Andrew was a truth-seeker, eagerly receptive to the preaching of John the baptizer and then of Jesus himself. He left all to follow Christ (Luke 5:11) and is probably best remembered as one who regularly brought others to the Lord. Like his fellow-apostles, Andrew struggled with his faith (Mark 4:38-41; 6:51-52; etc.) and momentarily forsook the Lord (Mark 14:15) before his penitent return to faithfulness (Acts 1:12-14).
According to tradition3 Andrew went on to evangelize areas now known as Ukraine, Romania and Russia, dutifully carrying out his ministry in places like Scythia, Georgia, Byzantium (Constantinople), Thrace, and Achaia. He is believed to have died as a martyr by crucifixion (possibly on a Latin X-shaped cross) in the city of Patras in Achaia, northwest of Corinth.
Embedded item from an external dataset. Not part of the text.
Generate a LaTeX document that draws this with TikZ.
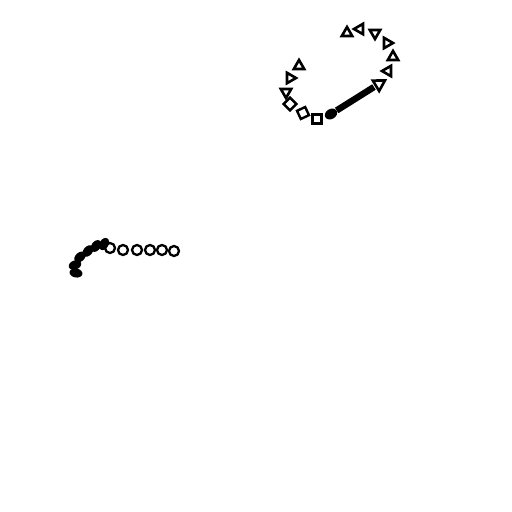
\documentclass[tikz,border=0pt]{standalone}
\usetikzlibrary{shapes.geometric}
\begin{document}
\begin{tikzpicture}[x=1pt,y=-1pt,
  tri/.style={regular polygon,regular polygon sides=3,draw=black,line width=2.6pt,minimum size=12pt,inner sep=0pt},
  sq/.style={rectangle,draw=black,line width=2.4pt,minimum size=9pt,inner sep=0pt},
  circ/.style={circle,draw=black,line width=2.3pt,minimum size=10pt,inner sep=0pt},
  blob/.style={ellipse,fill=black,minimum width=13pt,minimum height=9pt,inner sep=0pt}]
\useasboundingbox (0,0) rectangle (512,512);
% top group
\node[tri,rotate=0] (t1) at (299,66) {};
\node[tri,rotate=-90] (t2) at (290,78) {};
\node[tri,rotate=180] (t3) at (286,92) {};
\node[sq,rotate=45] (s1) at (290,104) {};
\node[sq,rotate=25] (s2) at (303,113) {};
\node[sq] (s3) at (317,119) {};
\node[ellipse,fill=black,minimum width=13pt,minimum height=10pt,inner sep=0pt,rotate=30] (a0) at (331,114) {};
\coordinate (a1) at (374,87);
\draw[line width=6.5pt] (a0) -- (a1);
\node[tri,rotate=-59,minimum size=14pt] (ah) at (379,84) {};
\node[tri,rotate=90] (t4) at (388,71) {};
\node[tri,rotate=0] (t5) at (393,57) {};
\node[tri,rotate=-90] (t6) at (387,43) {};
\node[tri,rotate=180] (t7) at (375,33) {};
\node[tri,rotate=90] (t8) at (360,29) {};
\node[tri,rotate=0] (t9) at (347,33) {};
% bottom group
\node[blob,rotate=-10] (b1) at (76,273) {};
\node[blob,rotate=20] (b2) at (75,265) {};
\node[blob,rotate=40] (b3) at (80,257) {};
\node[blob,rotate=50] (b4) at (88,251) {};
\node[blob,rotate=55] (b5) at (96,246) {};
\node[blob,rotate=60] (b6) at (104,244) {};
\node[circ] (c0) at (110,248) {};
\node[circ] (c1) at (123,250) {};
\node[circ] (c2) at (137,250) {};
\node[circ] (c3) at (150,250) {};
\node[circ] (c4) at (162,250) {};
\node[circ] (c5) at (174,251) {};
\end{tikzpicture}
\end{document}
From Andrew we learn the importance of seeking and receiving and obediently responding to the message of Jesus Christ. He demonstrates that public recognition is of far less value than faithfully serving the Lord in whatever ways one is capable. He provides a notable example of bringing souls to Jesus. Though significantly overshadowed by his older brother, he is a great hero of the faith in his own right whose life is worthy of emulation.
--Kevin L. Moore
1 Andrew’s brother is called Bariōna (Aramaic “son of Jonah”) in Matt. 16:18, and [huios] Iōannou (Greek “son of John”) in John 1:42 and 21:15-17 (with textual variation). See The 12 Apostles (Part 2): Simon Peter.
2 See The 12 Apostles (Part 1).
3 See Eusebius, Eccl. Hist. 3.1; also the Chronicle of Nestor.
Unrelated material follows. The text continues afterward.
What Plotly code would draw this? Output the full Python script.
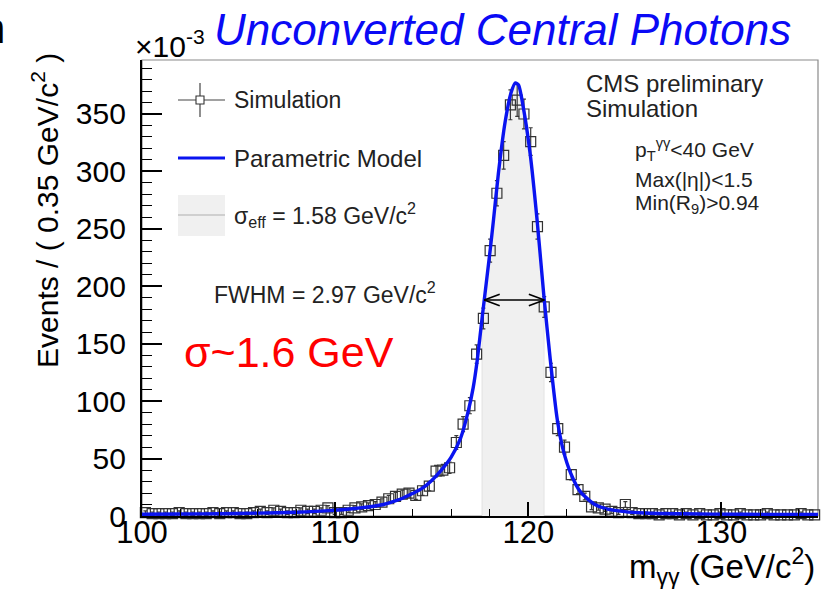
import plotly.graph_objects as go
import numpy as np

# ---------------- data ----------------
bin_lo = 100.0
bin_width = 0.35
n_bins = 100
bin_centers = [round(bin_lo + bin_width * (i + 0.5), 3) for i in range(n_bins)]

sim_values = [3, 2, 2, 2, 2, 3, 2, 2, 2, 2, 3, 2, 3, 3, 2, 2, 3, 4, 3, 5,
              4, 3, 3, 5, 4, 4, 5, 7, 3,
              3, 5, 7, 8, 9, 10, 12, 15, 17, 19, 20, 18, 22, 26, 39, 40, 42, 64, 80, 96,
              141, 172, 231, 281, 314, 358, 362, 350, 326, 252, 182, 125, 76, 60, 36, 23, 17, 8, 7, 6, 4, 3, 10,
              3, 2, 2, 2, 1, 2, 2, 1, 2, 1, 2, 1, 1, 2, 1, 1, 2, 1, 1, 1, 2, 1, 1, 1, 1, 2, 1, 1]
sim_errors = [1.5, 1.5, 1.5, 1.5, 1.5, 1.5, 1.5, 1.5, 1.5, 1.5, 1.5, 1.5, 1.5, 1.5, 1.5, 1.5, 1.5, 2, 1.5, 2,
              2, 1.5, 1.5, 2, 2, 2, 2, 2, 1.5,
              1.5, 2, 2, 2.5, 2.5, 2.5, 3, 3, 3.5, 3.5, 3.5, 3.5, 4, 4, 5, 5, 5, 6, 6.5, 7,
              8, 9, 10, 11, 12, 13, 14, 13, 12, 11, 9, 8, 6, 6, 4.5, 3.5, 3, 2.5, 2, 2, 2, 1.5, 2.5,
              1.5, 1.5, 1.5, 1.5, 1, 1.5, 1.5, 1, 1.5, 1, 1.5, 1, 1, 1.5, 1, 1, 1.5, 1, 1, 1, 1.5, 1, 1, 1, 1, 1.5, 1, 1]

model_x = [100, 102, 104, 106, 108, 109, 110, 111, 112, 112.5, 113, 113.5, 114, 114.5, 115, 115.5,
           116, 116.5, 116.9, 117.15, 117.36, 117.62, 118.03, 118.2, 118.45, 118.8, 119.1, 119.33,
           119.5, 119.74, 120.1, 120.46, 120.8, 121.14, 121.5, 121.8, 122.2, 122.7, 123.4, 124,
           125, 126, 128, 131, 135]
model_y = [1.5, 1.7, 2.0, 2.5, 3.3, 4.0, 5.0, 6.5, 8.5, 10, 12.5, 15.5, 19.5, 24, 31, 40,
           51, 68, 92, 112, 136, 174, 232, 258, 298, 343, 368, 377,
           375, 356, 315, 257, 193, 136, 84, 58, 37, 21, 10.5, 6.5,
           3.8, 2.6, 1.9, 1.5, 1.3]

sigma_eff_lo = 117.62
sigma_eff_hi = 120.80
fwhm_lo = 117.72
fwhm_hi = 120.83
fwhm_level = 188

x_range = [100, 135]
y_range = [0, 397]
x_ticks = [100, 110, 120, 130]
y_ticks = [0, 50, 100, 150, 200, 250, 300, 350]

# ---------------- geometry helpers (pixels -> paper) ----------------
W, H = 829, 589
L, R, T, B = 142, 11, 60, 73
PW, PH = W - L - R, H - T - B


def px(x):
    return (x - L) / PW


def py(y):
    return (H - B - y) / PH


FONT = "Liberation Sans, Arial, Helvetica, sans-serif"
MODEL_BLUE = "#0a14f0"

fig = go.Figure()

# sigma_eff band (area under model between the limits)
mx = np.array(model_x, dtype=float)
my = np.array(model_y, dtype=float)
inside = (mx >= sigma_eff_lo) & (mx <= sigma_eff_hi)
band_x = list(mx[inside])
band_top = list(my[inside])
fig.add_trace(go.Scatter(
    x=band_x, y=band_top, fill="tozeroy", fillcolor="#f0f0f0",
    line=dict(color="rgba(0,0,0,0)", width=0, shape="spline", smoothing=0.6),
    mode="lines", hoverinfo="skip", showlegend=False))

# simulation points
fig.add_trace(go.Scatter(
    x=bin_centers, y=sim_values, mode="markers",
    marker=dict(symbol="square-open", size=10, color="#333333", line=dict(width=1.2, color="#333333")),
    error_y=dict(type="data", array=sim_errors, visible=True, color="#3a3a3a", thickness=1.2, width=2),
    cliponaxis=False, showlegend=False))

# parametric model
fig.add_trace(go.Scatter(
    x=model_x, y=model_y, mode="lines",
    line=dict(color=MODEL_BLUE, width=3.4, shape="spline", smoothing=0.6),
    showlegend=False, hoverinfo="skip"))

shapes = []
# frame
shapes.append(dict(type="rect", xref="paper", yref="paper", x0=0, x1=1, y0=0, y1=1,
                   line=dict(color="#8a8a8a", width=1.2), layer="below"))
# sigma_eff band edges
for xe, ye in [(band_x[0], band_top[0]), (band_x[-1], band_top[-1])]:
    shapes.append(dict(type="line", xref="x", yref="y", x0=xe, x1=xe, y0=0, y1=ye,
                       line=dict(color="#d2d2d2", width=1.2), layer="below"))

# FWHM arrow (data coords)
adx, ady = 0.8, 5
for (x0, x1, y0, y1) in [(fwhm_lo, fwhm_hi, fwhm_level, fwhm_level),
                         (fwhm_lo, fwhm_lo + adx, fwhm_level, fwhm_level + ady),
                         (fwhm_lo, fwhm_lo + adx, fwhm_level, fwhm_level - ady),
                         (fwhm_hi, fwhm_hi - adx, fwhm_level, fwhm_level + ady),
                         (fwhm_hi, fwhm_hi - adx, fwhm_level, fwhm_level - ady)]:
    shapes.append(dict(type="line", xref="x", yref="y", x0=x0, x1=x1, y0=y0, y1=y1,
                       line=dict(color="black", width=1.6)))

# legend: simulation marker
shapes.append(dict(type="line", xref="paper", yref="paper", x0=px(178), x1=px(225), y0=py(100), y1=py(100),
                   line=dict(color="#444444", width=1.2)))
shapes.append(dict(type="line", xref="paper", yref="paper", x0=px(200), x1=px(200), y0=py(83), y1=py(117),
                   line=dict(color="#444444", width=1.2)))
shapes.append(dict(type="rect", xref="paper", yref="paper", x0=px(196), x1=px(204), y0=py(104), y1=py(96),
                   line=dict(color="#333333", width=1.1), fillcolor="white"))
# legend: model line
shapes.append(dict(type="line", xref="paper", yref="paper", x0=px(178), x1=px(225), y0=py(158), y1=py(158),
                   line=dict(color=MODEL_BLUE, width=3)))
# legend: sigma_eff box
shapes.append(dict(type="rect", xref="paper", yref="paper", x0=px(178), x1=px(225), y0=py(236), y1=py(195),
                   line=dict(width=0), fillcolor="#f0f0f0"))
shapes.append(dict(type="line", xref="paper", yref="paper", x0=px(178), x1=px(225), y0=py(215), y1=py(215),
                   line=dict(color="#c4c4c4", width=1.5)))

ann = []


def text(s, x, y, size, color="black", xanchor="left", yanchor="middle", angle=0, family=FONT):
    ann.append(dict(text=s, xref="paper", yref="paper", x=px(x), y=py(y), showarrow=False,
                    xanchor=xanchor, yanchor=yanchor, textangle=angle, borderpad=0,
                    font=dict(family=family, size=size, color=color)))


text("<i>Unconverted Central Photons</i>", 502, 30, 44, color="#0a0af5", xanchor="center")
text("n", 6, 28, 42, xanchor="right")
text("×10<sup>-3</sup>", 134, 44, 30)
text("Simulation", 233, 100, 23, color="#222222")
text("Parametric Model", 233, 158, 24, color="#222222")
text("σ<sub>eff</sub> = 1.58 GeV/c<sup>2</sup>", 233, 215, 23, color="#222222")
text("CMS preliminary", 585, 83, 24, color="#222222")
text("Simulation", 585, 109, 24, color="#222222")
text("p<sub>T</sub><sup>γγ</sup>&lt;40 GeV", 634, 150, 21, color="#222222")
text("Max(|η|)&lt;1.5", 634, 179, 21, color="#222222")
text("Min(R<sub>9</sub>)&gt;0.94", 634, 204, 21, color="#222222")
text("FWHM = 2.97 GeV/c<sup>2</sup>", 213, 293, 23, color="#222222")
text("σ~1.6 GeV", 183, 352, 43, color="#ff0000")
text("Events / ( 0.35 GeV/c<sup>2</sup> )", 45, 210, 30, angle=-90, xanchor="center")
text("m<sub>γγ</sub> (GeV/c<sup>2</sup>)", 816, 566, 33, xanchor="right")

fig.update_layout(
    width=W, height=H, margin=dict(l=L, r=R, t=T, b=B, pad=0),
    paper_bgcolor="white", plot_bgcolor="white",
    shapes=shapes, annotations=ann, showlegend=False,
    xaxis=dict(range=x_range, tickvals=x_ticks, ticks="inside", ticklen=14, tickwidth=1.5,
               tickcolor="black", showgrid=False, zeroline=False, showline=True, linecolor="black",
               linewidth=2.2, tickfont=dict(family=FONT, size=31, color="black"), ticklabelstandoff=-12,
               minor=dict(dtick=2, tick0=100, ticks="inside", ticklen=7, tickwidth=1.2, tickcolor="black", showgrid=False)),
    yaxis=dict(range=y_range, tickvals=y_ticks, ticks="inside", ticklen=20, tickwidth=1.5,
               tickcolor="black", showgrid=False, zeroline=False, showline=True, linecolor="black",
               linewidth=2.2, tickfont=dict(family=FONT, size=30, color="black"), ticklabelstandoff=8,
               minor=dict(dtick=10, tick0=0, ticks="inside", ticklen=10, tickwidth=1.2, tickcolor="black", showgrid=False)),
)

fig.write_html("out.html")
5 Matthew (14:13-21; 15:32-39) and Mark (6:30-44; 8:1-10) both include two feeding miracles, although Mark devotes more space to the first than the other Gospel writers and more space to the second than Matthew (omitted by the others). The feeding of the 5,000 was in the Jewish territory of Galilee, while the feeding of the 4,000 was in the predominantly Gentile area of the Decapolis.